Another surprise is that our house has Wi-Fi. Wi-Fi is a luxury I was definitely not expecting to have, but will make my online classes, and internet in general a lot easier! I had prepared for a much rougher living situation; even though I know that Quito is a very developed part of the country. I am interested to see how different outside, rural communities live, and if there is a huge gap in the standard of living. I guess I will just have to keep exploring and find out!

Lindsay: Beginnings

My name is Lindsay Saunders. I am a senior at Northern Arizona University studying social work –mainly because of the great pay (funny joke). I am from the cactus-filled Phoenix, Arizona, but I go to school in the cooler, forests of Flagstaff. My social work degree ends with a field placement (internship) for my last semester, and I have the privilege of doing mine in Quito, Ecuador. I will be involved with the project, Teen Single Mothers (TSM).  TSM works with young mothers to equip them with the skills they will need for their future: such as, job training, education, or parenting. TSM empowers young moms to be successful. I do not yet know what my responsibilities will be at TSM; but I am looking forward to being a part of the project!

Working with the lovely ladies of Ecuador will require me to use my Spanish. I have taken classes in high school, and the past three and a half years at the university. This past semester, I took Conversational Spanish, and I have become very good at responding to questions directed at me with a smile partnered with a “si.” Once in Ecuador, I am expecting it to be difficult, but I am praying that out of necessity I will improve quickly. As I have been packing, I have been having Spanish conversations in my head (for practicing purposes of course). However this has led to mini panic attacks: for example: as I was using scissors, I couldn’t remember what the word was in Spanish. My mind then created a very realistic life or death situation where I needed to ask for scissors, but because of my inability to recall a first year Spanish term; I would most likely die. Luckily, I then remembered the word for scissors are tijeras, and hope in my second language skills was restored. All that to say: furthering my Spanish is one of the reasons I chose to be in Ecuador. I want to be able to have useful Spanish skills that I will use in my career (or life or death situations), and learning out of necessity sounds like an ideal way to do it.

I decided to go abroad with World Endeavors for a few reasons.
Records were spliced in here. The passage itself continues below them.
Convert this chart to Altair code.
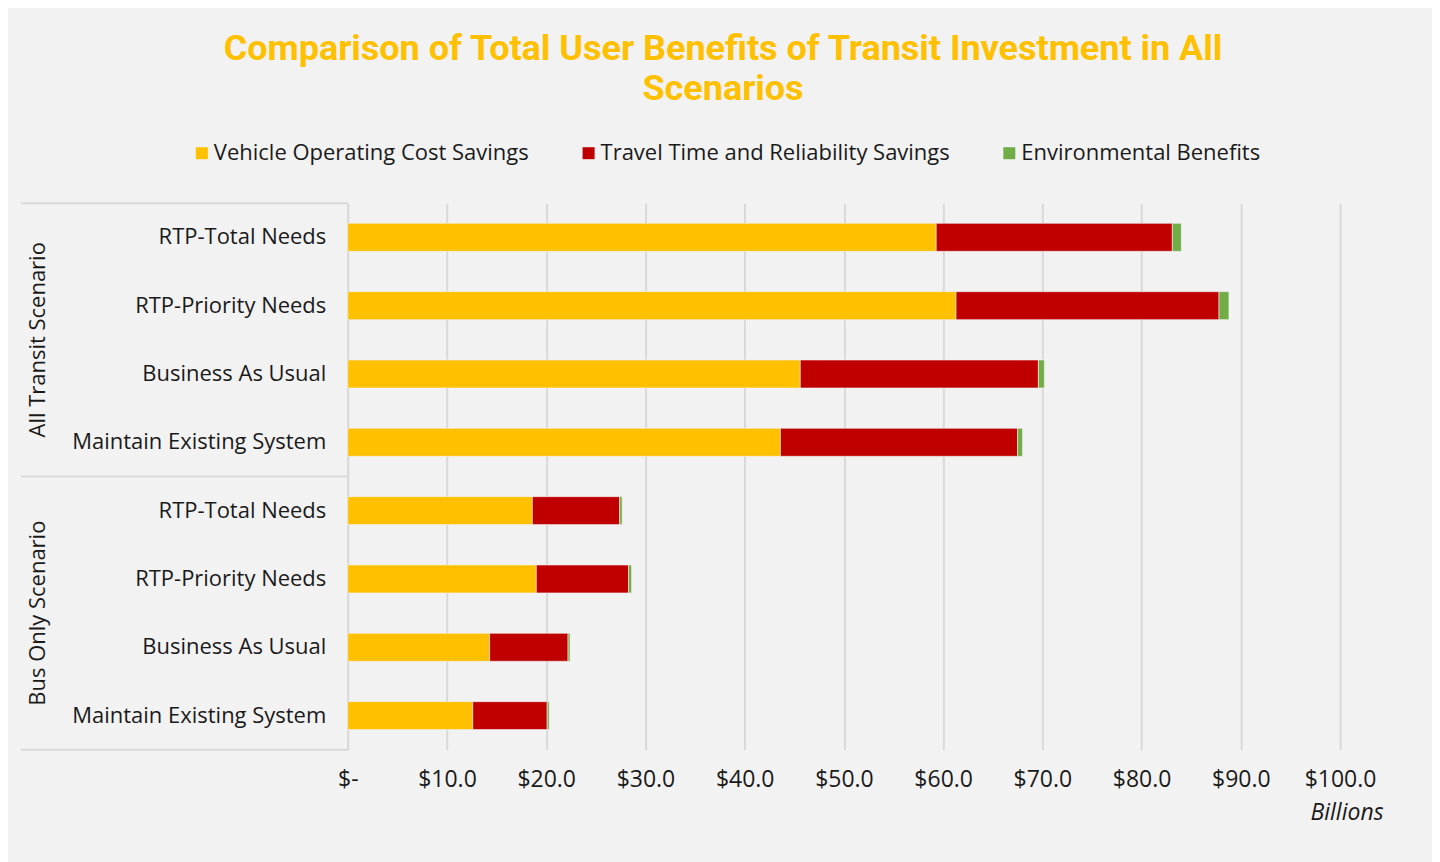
import altair as alt
import pandas as pd

groups = ["All Transit Scenario"] * 4 + ["Bus Only Scenario"] * 4
scenarios = ["RTP-Total Needs", "RTP-Priority Needs", "Business As Usual", "Maintain Existing System"] * 2
voc = [59.3, 61.3, 45.6, 43.6, 18.6, 19.0, 14.3, 12.6]
ttr = [23.8, 26.5, 24.0, 23.9, 8.8, 9.3, 7.9, 7.5]
env = [0.9, 1.0, 0.6, 0.5, 0.25, 0.3, 0.2, 0.2]

series = ["Vehicle Operating Cost Savings", "Travel Time and Reliability Savings", "Environmental Benefits"]
colors = ["#FFC000", "#C00000", "#70AD47"]
group_names = ["All Transit Scenario", "Bus Only Scenario"]
x_ticks = [0, 10, 20, 30, 40, 50, 60, 70, 80, 90, 100]

keys = [g + "|" + s for g, s in zip(groups, scenarios)]
rows = []
for key, a, b, c in zip(keys, voc, ttr, env):
    for i, (name, v) in enumerate(zip(series, [a, b, c])):
        rows.append({"key": key, "series": name, "value": v, "k": i})
df = pd.DataFrame(rows)

FONT = "Open Sans"
TXT = "#1a1a1a"
GRID = "#d9d9d9"
W, H = 993, 547

yscale = alt.Scale(domain=keys, paddingInner=0, paddingOuter=0)

bars = alt.Chart(df).mark_bar(size=28, stroke="#f2f2f2", strokeWidth=0.6).encode(
    y=alt.Y("key:N", scale=yscale,
            axis=alt.Axis(title=None, ticks=False, domainColor=GRID, domainWidth=1.5,
                          labelExpr="split(datum.value, '|')[1]",
                          labelFontSize=22, labelFont=FONT, labelColor=TXT,
                          labelPadding=22, labelLimit=400)),
    x=alt.X("value:Q", stack="zero",
            scale=alt.Scale(domain=[0, 100], nice=False),
            axis=alt.Axis(title="Billions", titleFontStyle="italic", titleFontWeight="normal",
                          titleFontSize=23, titleFont=FONT, titleColor=TXT,
                          titleAnchor="end", titleX=1036, titlePadding=10,
                          values=x_ticks,
                          labelExpr="datum.value == 0 ? '$-' : '$' + format(datum.value, '.1f')",
                          labelFontSize=23, labelFont=FONT, labelColor=TXT,
                          labelFlush=False, labelOverlap=False,
                          labelPadding=19, ticks=False, domain=False,
                          grid=True, gridColor=GRID, gridWidth=2)),
    color=alt.Color("series:N",
                    scale=alt.Scale(domain=series, range=colors),
                    legend=alt.Legend(title=None, orient="none", direction="horizontal",
                                      legendX=-157, legendY=-61,
                                      symbolType="square", symbolSize=144, symbolStrokeWidth=0,
                                      labelFontSize=22, labelFont=FONT, labelColor=TXT,
                                      labelLimit=500, columnPadding=48, labelOffset=1)),
    order=alt.Order("k:Q"),
)

gdf = pd.DataFrame({"key": [keys[1], keys[5]], "label": group_names})
glabels = alt.Chart(gdf).mark_text(angle=270, align="center", baseline="middle",
                                   fontSize=22, font=FONT, color=TXT).encode(
    y=alt.Y("key:N", scale=yscale, bandPosition=1),
    x=alt.value(-310),
    text="label:N",
)

sdf_top = pd.DataFrame({"key": [keys[0], keys[4]]})
sdf_bot = pd.DataFrame({"key": [keys[7]]})
sep_top = alt.Chart(sdf_top).mark_rule(color=GRID, strokeWidth=2).encode(
    y=alt.Y("key:N", scale=yscale, bandPosition=0),
    x=alt.value(-327), x2=alt.value(0))
sep_bot = alt.Chart(sdf_bot).mark_rule(color=GRID, strokeWidth=2).encode(
    y=alt.Y("key:N", scale=yscale, bandPosition=1),
    x=alt.value(-327), x2=alt.value(0))

chart = alt.layer(sep_top, sep_bot, bars, glabels).properties(
    width=W, height=H,
    title=alt.TitleParams(
        ["Comparison of Total User Benefits of Transit Investment in All", "Scenarios"],
        anchor="middle", frame="group", dx=-121, color="#FFC000", fontSize=36, font="Roboto",
        fontWeight="bold", lineHeight=40, offset=34),
    background="#f2f2f2",
    padding={"left": 12, "right": 49, "top": 23, "bottom": 38},
).configure_view(stroke="transparent")

chart.save("out.html", embed_options={"renderer": "svg", "actions": False})
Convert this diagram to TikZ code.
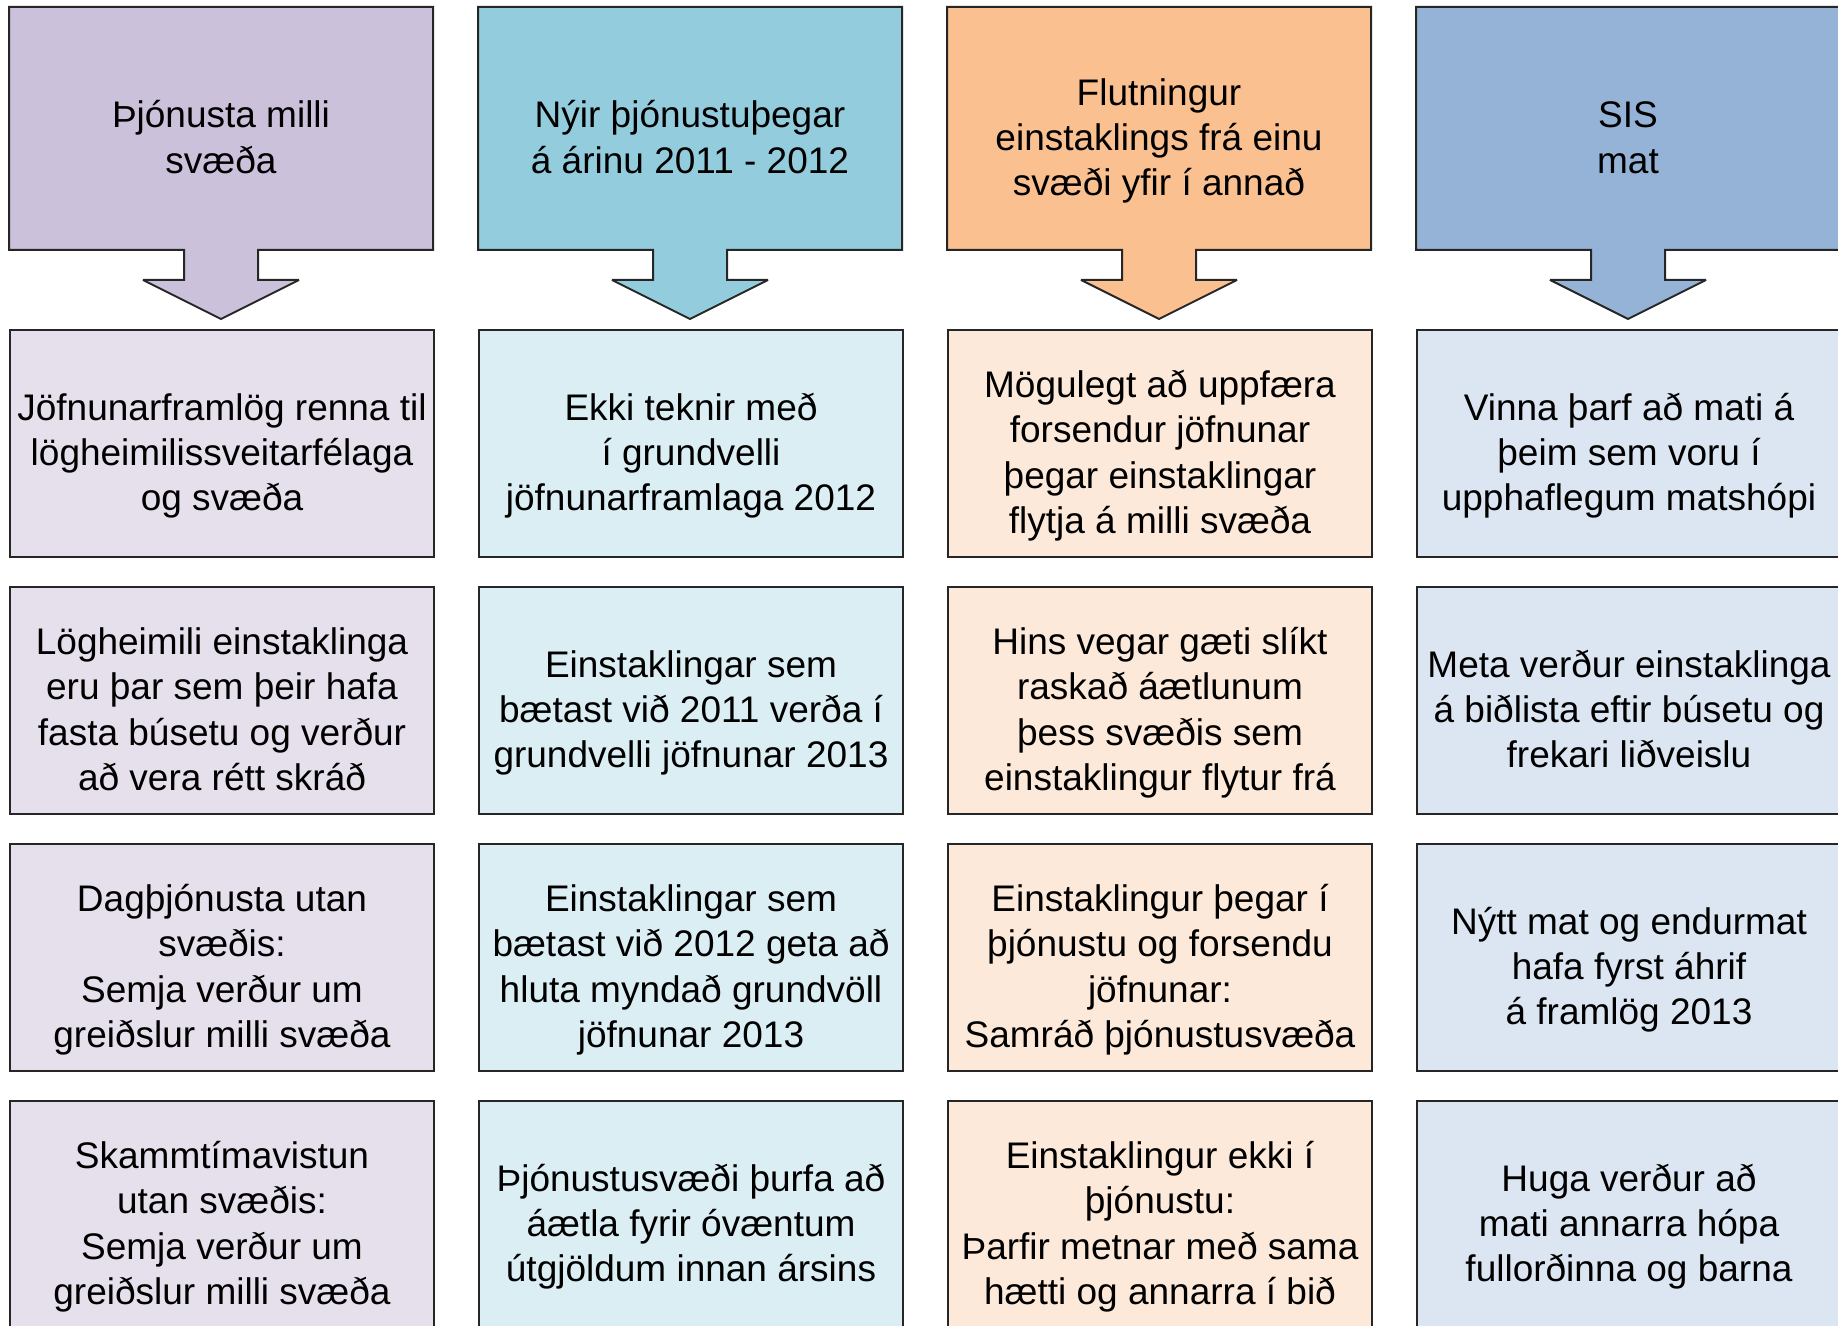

I had spent at least a semester looking into organizations that I could go through that would meet the requirements for my field placement. This is harder than it sounds, after I visited my school’s international office, they connected me with World Endeavors. I am fairly certain by the next day World Endeavors provided me with several options that were tailored to my preferences abroad, AND going through World Endeavors meant that the credits I would earn would transfer easily. As a senior graduating in May, easy credit transfer was slightly important to me. This coming semester will fulfill my degree requirements, further a second language, all while getting to live in another culture. I AM SO STOKED!

Expectations… I have traveled enough to know that I do not want to have too many of them. While in Ecuador, my expectations are to gain real-life, cross-cultural, social work experience, and improve in my Spanish. Of course if I have the opportunity to travel to the beach, rainforest, Amazon, maybe Peru?, the Galapagos, or hike anywhere; I will not be complaining. I would also really like to find a place to volunteer at, preferably where I can hold babies. Rather than fill my head with what I expect to happen in order for my time in Ecuador to be enjoyable, I am excited to have the possibility for many different opportunities. After my internship I hope to look back at my first entry and not regret the time I had, and to know that I will be a better social worker because of my experiences!